Paul Lewis/SEOUL

SOUTH KOREAN conglomerate Samsung has re-opened detailed negotiations with Dutch Government receivers to take over bankrupt aerospace manufacturer Fokker Aircraft. The aim of the talks is to have a deal in place within two months, as time runs out for the Dutch manufacturer.

Samsung Aerospace and its accountants, Coopers and Lybrand, have dispatched a team of negotiators to the Netherlands, in a last-ditch effort to rescue Fokker. The move follows Dutch Government overtures to Samsung.

The talks are understood to focus on keeping the Fokker 70 and 100 twinjet production lines open and resurrecting plans to develop a new stretched derivative.

Samsung's more immediate plans would involve maintaining production of the Fokker 100 and smaller 70 in the Netherlands. Its long-term goal is to complete development of the proposed Fokker 130 and manufacture the new version in South Korea.

"Without any follow-on project, taking over the Fokker 70/100 line has no meaning," says one local source. The new programme would involve other South Korean aerospace manufacturers, in addition to a "nominal" Dutch Government participation.

Samsung is looking to incorporate new technology into the stretched aircraft, with a new wing possible and a new engine likely to re- place the Rolls-Royce Tay. Fokker is estimated to have completed 10-15% of the 130's initial development, while a new Rockwell- Collins avionics suite is complete.
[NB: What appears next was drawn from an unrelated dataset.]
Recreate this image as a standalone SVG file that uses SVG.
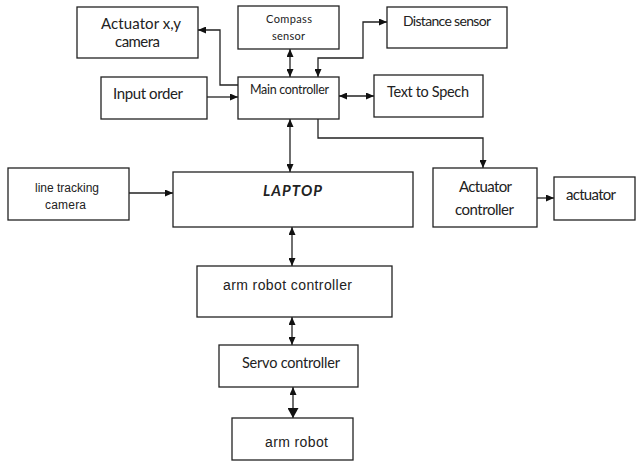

It is unclear, however, whether an agreement can be reached in time to save Fokker. The last batch of aircraft is nearing completion and the company's skeleton workforce, is set to be reduced, further after September. Major suppliers, such as wing manufacturer Shorts are also preparing to halt any further shipments.

Fokker's remaining design engineering team is understood to number as few as 60, raising questions over whether there would be sufficient expertise available to complete the 130's development.

Samsung's renewed interest in Fokker follows the collapse in talks with Aviation Industries of China (AVIC) on taking a stake in the development of the 90- to 140-seat AE-100. Talks broke down after AVIC refused to meet South Korean demands for a 20% minimum stake and share of final assembly.

While a compromise agreement with AVIC brokered by partner Singapore Technologies has still not being ruled out by some members of the Korean Commercial-Aircraft Development consortium (KCDC), others believe that the deal is dead.

KCDC recently also held separate talks with Aero International (Regional) (AI(R) and Saab Aircraft on possible collaboration to develop a new 70-seat regional jet.

In late July AI(R) briefed South Korean aerospace manufacturers on its proposed 70-seat programme. The European consortium is prepared to offer South Korea a stake of up to 40% in the project, "-but they made it clear that the aircraft would be built in Toulouse", says a KCDC executive. The South Korean Government has provided state financial assistance for KCDC in the past, conditional on an aircraft being produced in South Korea.